What is the solution? While the small minority who benefit from the status quo argue that the solution is to commodify everything (including the environment—as witnessed for instance in emissions trading or cap and trade responses to pollution, which essentially creates a market out of pollution), he advocates for the opposite response: democratize everything. Only when we realize that economics is implicitly and profoundly political, and demand to assert mass democratic control over economic decisions, which are now reserved to the handful that benefit from making decisions that are bad for the rest of us, will we have a chance at building a path through the crisis and toward a collective future. Yes, democratizing economic decisions will likely prove messy and imperfect, he admits, but it would be a far better system than any of the alternatives, including what’s going on now.
Bankers and Capitalists Are “Idiots” — Literally
In the time since the publication of Talking to My Daughter About The Economy, Varoufakis briefly served as finance minister for Greece in 2015 under the left-leaning Syriza government. After several months of negotiating Greece’s economic situation with other European governments, he resigned, essentially in protest at a bailout agreement which his government signed against his advice. His critics will probably point to all this in an effort to discredit him; in effect, however, it was the consequence of his own government not having the backbone to carry through with the policies he advised, against the combined, scheming might of Europe’s bankers. (But that’s another story, and one he tells brilliantly in his book Adults in the Room: My Battle With Europe’s Deep Establishment).
In a roundabout way, we ought to be grateful for Varoufakis’ foiled stint as finance minister — far from discrediting his ideas, it’s revealed the scale of banker-led resistance to his democratizing approach to economics. He’s since started his own political party, affiliated with the larger European DIEM 25 democratic movement, but Talking to My Daughter indicates a different strategy: trying to engage a broader and perhaps younger audience with the tools and courage to confront the economic theories they are raised to believe in by schools, media and governments.
Varoufakis closes off with a potent critique of capitalists. The ancient Greeks had a word for selfish people who pretended they were alone in society and pursued only their own self-interest. That word was idiotis: “a privateer, a person who minded his own business”; “a person who refused to think in terms of the common good,” Varoufakis explains.
“[O]ur market societies have turned us into idiots,” he observes.
What’s the solution? That’s up to us to figure out, he says, having spent the book trying to help the reader cut through the fog that economists have woven around economic life. But there are two recurring points which indicate the direction he wishes us to take. One is to democratize everything, especially the economy and control of money. The other, he says, is to shift our focus away from the exchange value of things – how much money they will bring us or take away from us in the market – and turn it back toward the experiential value of things.
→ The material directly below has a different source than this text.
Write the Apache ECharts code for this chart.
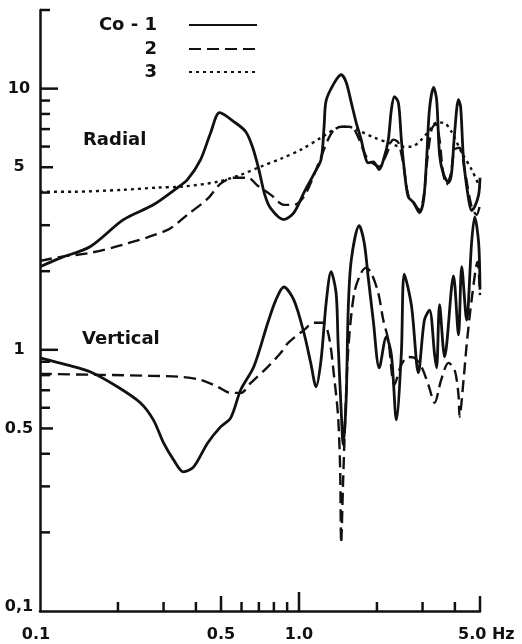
<!DOCTYPE html>
<html>
<head>
<meta charset="utf-8">
<script src="https://cdn.jsdelivr.net/npm/echarts@6/dist/echarts.min.js"></script>
<style>
  html, body { margin: 0; padding: 0; background: #fff; }
  #chart { width: 522px; height: 644px; }
</style>
</head>
<body>
<div id="chart"></div>
<script>
// [frequency Hz, amplitude]
const radialCo1 = [[0.1,2.08],[0.12,2.25],[0.156,2.48],[0.21,3.15],[0.274,3.59],[0.34,4.18],[0.371,4.48],[0.417,5.35],[0.456,6.78],[0.494,8.09],[0.56,7.48],[0.623,6.84],[0.663,5.94],[0.70,4.90],[0.738,3.92],[0.779,3.47],[0.874,3.15],[0.956,3.35],[1.045,4.00],[1.143,4.72],[1.217,5.35],[1.25,7.15],[1.273,9.0],[1.367,10.5],[1.455,11.3],[1.52,10.6],[1.592,8.84],[1.663,7.41],[1.738,6.38],[1.802,5.48],[1.85,5.20],[1.935,5.24],[2.042,4.90],[2.135,5.48],[2.213,6.38],[2.274,8.31],[2.336,9.32],[2.42,8.84],[2.485,6.38],[2.55,4.90],[2.64,3.86],[2.77,3.66],[2.92,3.35],[3.03,3.76],[3.11,5.35],[3.19,8.31],[3.31,10.1],[3.40,9.07],[3.49,5.59],[3.61,4.72],[3.78,4.37],[3.88,4.72],[3.99,6.78],[4.13,9.07],[4.21,8.5],[4.32,5.35],[4.52,3.76],[4.64,3.41],[4.77,3.53],[4.94,3.92],[5.0,4.56]];
const radialCo2 = [[0.1,2.19],[0.12,2.27],[0.156,2.35],[0.21,2.53],[0.311,2.88],[0.371,3.29],[0.444,3.79],[0.498,4.33],[0.56,4.56],[0.635,4.56],[0.693,4.25],[0.779,3.92],[0.874,3.59],[0.956,3.59],[1.045,3.86],[1.143,4.68],[1.217,5.48],[1.295,6.38],[1.367,6.97],[1.455,7.15],[1.549,7.15],[1.634,6.97],[1.708,6.38],[1.819,5.48],[1.90,5.24],[2.042,5.03],[2.174,5.59],[2.314,6.38],[2.42,6.21],[2.53,5.12],[2.64,3.92],[2.77,3.66],[2.92,3.44],[3.03,3.86],[3.13,5.35],[3.25,6.97],[3.37,7.34],[3.49,6.38],[3.58,4.98],[3.71,4.29],[3.85,4.68],[3.99,5.84],[4.17,5.94],[4.36,4.90],[4.64,3.53],[4.85,3.29],[5.0,3.59]];
const radialCo3 = [[0.1,4.03],[0.134,4.03],[0.21,4.10],[0.284,4.18],[0.358,4.22],[0.485,4.40],[0.596,4.68],[0.712,5.03],[0.851,5.39],[1.018,5.84],[1.217,6.49],[1.416,7.09],[1.549,7.15],[1.738,6.84],[1.953,6.49],[2.213,6.21],[2.485,5.99],[2.72,5.99],[2.97,6.38],[3.16,6.84],[3.40,7.41],[3.61,7.41],[3.88,6.84],[4.23,5.74],[4.64,4.90],[4.94,4.29],[5.0,4.18]];
const verticalCo1 = [[0.1,0.932],[0.127,0.876],[0.156,0.824],[0.199,0.722],[0.244,0.627],[0.274,0.539],[0.300,0.440],[0.328,0.379],[0.358,0.341],[0.392,0.356],[0.444,0.440],[0.498,0.507],[0.545,0.549],[0.596,0.703],[0.669,0.861],[0.758,1.27],[0.814,1.55],[0.874,1.74],[0.956,1.55],[1.045,1.16],[1.11,0.891],[1.164,0.722],[1.217,0.916],[1.273,1.51],[1.33,1.99],[1.391,1.65],[1.416,1.06],[1.455,0.589],[1.481,0.433],[1.521,0.643],[1.549,1.42],[1.592,2.21],[1.708,2.99],[1.786,2.57],[1.85,1.90],[1.935,1.30],[2.042,0.853],[2.174,1.12],[2.274,0.957],[2.377,0.539],[2.485,0.974],[2.55,1.95],[2.72,1.47],[2.89,0.817],[3.05,1.30],[3.19,1.42],[3.34,0.957],[3.40,0.853],[3.49,1.49],[3.65,0.939],[3.95,1.92],[4.13,1.14],[4.25,2.08],[4.44,1.30],[4.64,2.57],[4.77,3.23],[4.94,2.57],[5.0,1.70]];
const verticalCo2 = [[0.1,0.809],[0.171,0.802],[0.267,0.795],[0.348,0.788],[0.417,0.767],[0.485,0.722],[0.545,0.684],[0.596,0.684],[0.651,0.747],[0.758,0.861],[0.851,0.974],[0.906,1.06],[1.045,1.19],[1.143,1.27],[1.239,1.27],[1.306,1.12],[1.367,0.788],[1.416,0.554],[1.442,0.347],[1.455,0.182],[1.481,0.318],[1.508,0.539],[1.549,1.0],[1.634,1.65],[1.738,1.97],[1.819,2.06],[1.90,1.97],[2.024,1.65],[2.116,1.30],[2.213,1.09],[2.336,0.734],[2.485,0.876],[2.64,0.939],[2.79,0.932],[2.97,0.861],[3.16,0.734],[3.34,0.627],[3.54,0.767],[3.78,0.891],[3.99,0.838],[4.13,0.672],[4.17,0.554],[4.32,0.767],[4.44,1.045],[4.64,1.55],[4.89,2.17],[5.0,1.62]];

// axes
const xRange = [0.1, 5];
const yRange = [0.1, 20];
const yTicks = [0.2, 0.3, 0.4, 0.5, 0.6, 0.7, 0.8, 0.9, 1, 2, 3, 4, 5, 6, 7, 8, 9, 10, 20];
const yLabelValues = [0.1, 0.5, 1, 5, 10];
const yLabelTexts = ['0,1', '0.5', '1', '5', '10'];
const xTicks = [0.2, 0.3, 0.4, 0.5, 0.6, 0.7, 0.8, 0.9, 1, 2, 3, 4, 5];
const xLabelValues = [0.1, 0.5, 1, 5];
const xLabelTexts = ['0.1', '0.5', '1.0', '5.0'];
const xUnit = 'Hz';

const ink = '#111';
const font = 'DejaVu Sans';

const chart = echarts.init(document.getElementById('chart'));

function curve(name, data, dash, width) {
  return {
    name: name,
    type: 'line',
    data: data,
    smooth: 0.3,
    symbol: 'none',
    lineStyle: { color: ink, width: width, type: dash },
    itemStyle: { color: ink },
    z: 3
  };
}

// tick length in px
function yTickLen(v) {
  if (v === 10 || v === 1) return 18;
  if (v === 5 || v === 0.5) return 13;
  return 10;
}
function xTickLen(v) {
  if (v === 1) return 19;
  if (v === 5 || v === 0.5) return 15;
  return 9;
}

function legendFor(name, top) {
  return {
    data: [name],
    right: 264,
    top: top,
    padding: 0,
    align: 'right',
    itemWidth: 68,
    itemHeight: 14,
    selectedMode: false,
    itemStyle: { color: 'rgba(0,0,0,0)', opacity: 0, borderWidth: 0 },
    formatter: '{a|{name}}',
    textStyle: {
      color: ink,
      rich: { a: { fontFamily: font, fontWeight: 'bold', fontSize: 18, color: ink, padding: [0, 27, 0, 0] } }
    }
  };
}

const option = {
  animation: false,
  grid: { left: 40, right: 42, top: 10, bottom: 33 },
  legend: [legendFor('Co - 1', 16), legendFor('2', 40), legendFor('3', 63)],
  xAxis: {
    type: 'log', logBase: 10, min: xRange[0], max: xRange[1],
    axisLine: { show: true, lineStyle: { color: ink, width: 2.5 } },
    axisTick: { show: false }, axisLabel: { show: false }, splitLine: { show: false }
  },
  yAxis: {
    type: 'log', logBase: 10, min: yRange[0], max: yRange[1],
    axisLine: { show: true, lineStyle: { color: ink, width: 2.5 } },
    axisTick: { show: false }, axisLabel: { show: false }, splitLine: { show: false }
  },
  graphic: [
    { type: 'text', x: 83, y: 140, style: { text: 'Radial', fill: ink, font: 'bold 18px ' + font, verticalAlign: 'middle' } },
    { type: 'text', x: 82, y: 339, style: { text: 'Vertical', fill: ink, font: 'bold 18px ' + font, verticalAlign: 'middle' } }
  ],
  series: [
    curve('Co - 1', radialCo1, 'solid', 2.8),
    curve('2', radialCo2, [12, 6], 2.4),
    curve('3', radialCo3, [3, 4], 2.4),
    curve('Co - 1', verticalCo1, 'solid', 2.8),
    curve('2', verticalCo2, [12, 6], 2.4),
    {
      type: 'custom', name: 'yTicks', clip: false, silent: true,
      data: yTicks.map(v => [xRange[0], v]),
      renderItem: (params, api) => {
        const v = api.value(1);
        const p = api.coord([xRange[0], v]);
        return { type: 'line', shape: { x1: p[0], y1: p[1], x2: p[0] + yTickLen(v), y2: p[1] },
          style: { stroke: ink, lineWidth: 2.5 } };
      }
    },
    {
      type: 'custom', name: 'xTicks', clip: false, silent: true,
      data: xTicks.map(v => [v, yRange[0]]),
      renderItem: (params, api) => {
        const v = api.value(0);
        const p = api.coord([v, yRange[0]]);
        return { type: 'line', shape: { x1: p[0], y1: p[1], x2: p[0], y2: p[1] - xTickLen(v) },
          style: { stroke: ink, lineWidth: 2.5 } };
      }
    },
    {
      type: 'custom', name: 'yLabels', clip: false, silent: true,
      data: yLabelValues.map(v => [xRange[0], v]),
      renderItem: (params, api) => {
        const p = api.coord([xRange[0], api.value(1)]);
        return { type: 'text', x: p[0] - 21, y: p[1] - (params.dataIndex === 0 ? 4 : 0),
          style: { text: yLabelTexts[params.dataIndex], fill: ink, font: 'bold 16px ' + font,
            align: 'center', verticalAlign: 'middle' } };
      }
    },
    {
      type: 'custom', name: 'xLabels', clip: false, silent: true,
      data: xLabelValues.map(v => [v, yRange[0]]),
      renderItem: (params, api) => {
        const i = params.dataIndex;
        const p = api.coord([api.value(0), yRange[0]]);
        const last = i === xLabelValues.length - 1;
        return { type: 'text', x: last ? p[0] - 22 : p[0] - (i === 0 ? 4 : 0), y: p[1] + 24,
          style: { text: last ? xLabelTexts[i] + ' ' + xUnit : xLabelTexts[i], fill: ink,
            font: 'bold 16px ' + font, align: last ? 'left' : 'center', verticalAlign: 'middle' } };
      }
    }
  ]
};

chart.setOption(option);
</script>
</body>
</html>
Experiential value is what makes us appreciate a beautiful sunset, a delightful conversation, a swim in the pond just as much or more than the produced items advertisers try to make us crave and purchase. It’s what makes us jump to help a friend in need fix their car, or move their furniture, without asking for compensation – just out of the joy at helping a friend; whereas if we were offered money to do similar drudgery we might grumble, drag our feet, or refuse to do it.
Democratizing economic decisions, and reasserting the primacy of experiential value over exchange value, are among the first steps toward reversing the damage economists have done to our economy and our world, says Varoufakis. Reading his brilliant, persuasive and timely book, too, is surely also a step in the right direction.